Diagram (boxed, labelled): Sketch of north India with arrows showing Mediterranean → Iran → Afghanistan → Kashmir/Punjab path; sub-tropical westerly jet labelled at 200 hPa.
Body (~80 w):
Mechanism — Cold dry air from the Caspian region picks up moisture from Mediterranean & Caspian Seas, forced over Himalayas → orographic precipitation.
Significance — Winter rabi rains (Dec-Feb) for wheat in Punjab, Haryana, UP; snowfall in Kashmir, Himachal, Uttarakhand replenishing glaciers; recharges Indus-Ganga aquifers.
Recent trends — IMD records show increasing frequency but decreasing intensity (climate change); intense WDs now cause flash floods (Uttarakhand 2013, 2023).
Conclusion (20 w): Strengthening WD-prediction models under the IMD's Mission Mausam (2024) is critical for rabi-belt food security and Himalayan disaster preparedness.
That answer has one diagram, three sub-points, two recent anchors (Mission Mausam, Uttarakhand floods) — solid 7-8/10 territory.

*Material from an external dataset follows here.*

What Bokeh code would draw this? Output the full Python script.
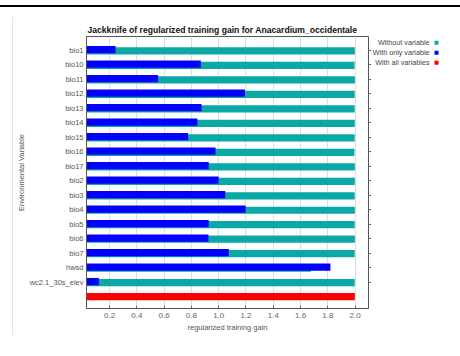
from bokeh.plotting import figure
from bokeh.models import (ColumnDataSource, FixedTicker, LinearAxis, Range1d,
                          NumeralTickFormatter, Div)
from bokeh.layouts import row, column
from bokeh.core.properties import value
from bokeh.transform import dodge
from bokeh.embed import file_html
from bokeh.resources import INLINE

# ---- data ----
variables = ["bio1", "bio10", "bio11", "bio12", "bio13", "bio14", "bio15", "bio16",
             "bio17", "bio2", "bio3", "bio4", "bio5", "bio6", "bio7", "hwsd",
             "wc2.1_30s_elev"]
with_only = [0.244, 0.869, 0.556, 1.192, 0.874, 0.844, 0.776, 0.977,
             0.927, 0.999, 1.048, 1.197, 0.927, 0.925, 1.074, 1.819, 0.122]
without_var = [1.998, 1.996, 1.998, 1.997, 1.997, 1.998, 1.997, 1.995,
               1.998, 1.998, 1.997, 1.998, 1.997, 1.998, 1.997, 1.677, 1.997]
all_vars = 1.998
x_ticks = [0.2, 0.4, 0.6, 0.8, 1.0, 1.2, 1.4, 1.6, 1.8, 2.0]
title_text = "Jackknife of regularized training gain for Anacardium_occidentale"
legend_labels = ["Without variable", "With only variable", "With all variables"]

TEAL = "#0aa9a6"
BLUE = "#0000ff"
RED = "#ff0000"
FONT = "Liberation Sans"

n = len(variables)
rows = list(range(n, 0, -1))  # bio1 at top, all-variables row at 0

src = ColumnDataSource(dict(y=rows, var=variables, only=with_only, without=without_var))

B_LEFT, B_RIGHT, B_TOP, B_BOTTOM = 72, 3, 29, 40
F_W, F_H = 282, 272
p = figure(frame_width=F_W, frame_height=F_H, output_backend="svg",
           toolbar_location=None,
           x_range=Range1d(0.031, 2.098), y_range=Range1d(-0.82, n + 0.95),
           min_border_left=B_LEFT, min_border_right=B_RIGHT,
           min_border_top=B_TOP, min_border_bottom=B_BOTTOM)
p.background_fill_color = "white"
p.border_fill_color = "white"
p.outline_line_color = "#555555"
p.outline_line_width = 1

# title
p.title.text = title_text
p.title.text_font = FONT
p.title.text_font_size = "8.6px"
p.title.text_font_style = "bold"
p.title.text_color = "#111111"
p.title.align = "left"
p.title.offset = 1
p.title.standoff = 3

# bars
p.hbar(y=dodge("y", -0.04, range=p.y_range), left=0, right="without", height=0.5,
       source=src, color=TEAL, line_color=None)
p.hbar(y=dodge("y", 0.04, range=p.y_range), left=0, right="only", height=0.5,
       source=src, color=BLUE, line_color=None)
p.hbar(y=[0], left=0, right=[all_vars], height=0.5, color=RED, line_color=None)

# x axis
xa = p.xaxis[0]
xa.ticker = FixedTicker(ticks=x_ticks)
xa.formatter = NumeralTickFormatter(format="0.0")
xa.minor_tick_line_color = None
xa.major_tick_in = 3
xa.major_tick_out = 0
xa.major_tick_line_color = "#666666"
xa.axis_line_color = "#555555"
xa.major_label_text_font = FONT
xa.major_label_text_font_size = "8px"
xa.major_label_text_color = "#666666"
xa.major_label_standoff = 4
xa.axis_label = "regularized training gain"
xa.axis_label_text_font = FONT
xa.axis_label_text_font_size = "7.5px"
xa.axis_label_text_font_style = "normal"
xa.axis_label_text_color = "#555555"
xa.axis_label_standoff = 2

# y axis
ya = p.yaxis[0]
ya.ticker = FixedTicker(ticks=rows)
ya.major_label_overrides = {r: v for r, v in zip(rows, variables)}
ya.minor_tick_line_color = None
ya.major_tick_in = 0
ya.major_tick_out = 0
ya.axis_line_color = "#555555"
ya.major_label_text_font = FONT
ya.major_label_text_font_size = "7.5px"
ya.major_label_text_color = "#555555"
ya.major_label_standoff = 3
ya.axis_label = "Environmental Variable"
ya.axis_label_text_font = FONT
ya.axis_label_text_font_size = "7.5px"
ya.axis_label_text_font_style = "normal"
ya.axis_label_text_color = "#555555"
ya.axis_label_standoff = 1

# right axis: tick marks only
ra = LinearAxis(ticker=FixedTicker(ticks=rows), major_label_text_font_size="0px",
                major_label_text_color=None, major_label_standoff=0,
                major_tick_in=0, major_tick_out=3,
                minor_tick_line_color=None, axis_line_color=None,
                major_tick_line_color="#666666")
p.add_layout(ra, "right")

# grids
p.ygrid.grid_line_color = None
p.xgrid.ticker = FixedTicker(ticks=x_ticks)
p.xgrid.grid_line_color = "#dddddd"
p.xgrid.grid_line_width = 1

# ---- legend panel (text, then coloured square); data units = pixels ----
L_W = 88
leg = figure(frame_width=L_W, frame_height=F_H, output_backend="svg",
             toolbar_location=None, title=None,
             x_range=Range1d(0, L_W), y_range=Range1d(B_TOP + F_H, B_TOP),
             x_axis_type=None, y_axis_type=None,
             min_border_left=0, min_border_right=0,
             min_border_top=B_TOP, min_border_bottom=B_BOTTOM)
leg.outline_line_color = None
leg.grid.grid_line_color = None
leg_y = [35.3 + 10 * i for i in range(len(legend_labels))]
leg_src = ColumnDataSource(dict(label=legend_labels, y=leg_y,
                                tx=[58] * len(legend_labels),
                                sx=[65] * len(legend_labels),
                                color=[TEAL, BLUE, RED]))
leg.text(x="tx", y="y", text="label", source=leg_src, text_font=value(FONT),
         text_font_size="7.2px", text_color="#444444", text_align="right",
         text_baseline="middle")
leg.scatter(x="sx", y="y", source=leg_src, marker="square", size=4,
            fill_color="color", line_color=None)

# ---- page decorations ----
top_rule = Div(text="", width=460, height=2, margin=(5, 0, 0, 0),
               styles={"background-color": "black"})
side_rule = Div(text="", width=1, height=318, margin=(10, 0, 0, 12),
                styles={"background-color": "#e6e6e6"})

layout = column(top_rule, row(side_rule, p, leg, spacing=0), spacing=0)

open("out.html", "w").write(file_html(layout, INLINE))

What CSE 2024 GS-1 demanded
The CSE 2024 GS-1 (held 20 September 2024) carried multiple distribution-based and process-based questions — including those on Western Pacific atolls, mangrove ecosystems, and the relationship between physical geography and human activity. Vision IAS analysis noted that scripts with maps consistently scored higher even on questions that did not explicitly ask for them.
The single biggest mistake
Drawing a beautiful but generic India outline map with no useful labels. An empty map is decoration. Every label must serve the question.
Mentor takeaway
Practice 20 standard diagrams until you can draw each in 90 seconds — pencil, ink, label, box, caption. Build a personal diagram bank: monsoon, cyclone, plate tectonics, ocean currents, soil profile, atmospheric layers, Köppen zones, Indian rivers, Indian minerals, Indian cropping zones. These 10 visuals cover ~60% of all map-eligible Geography questions.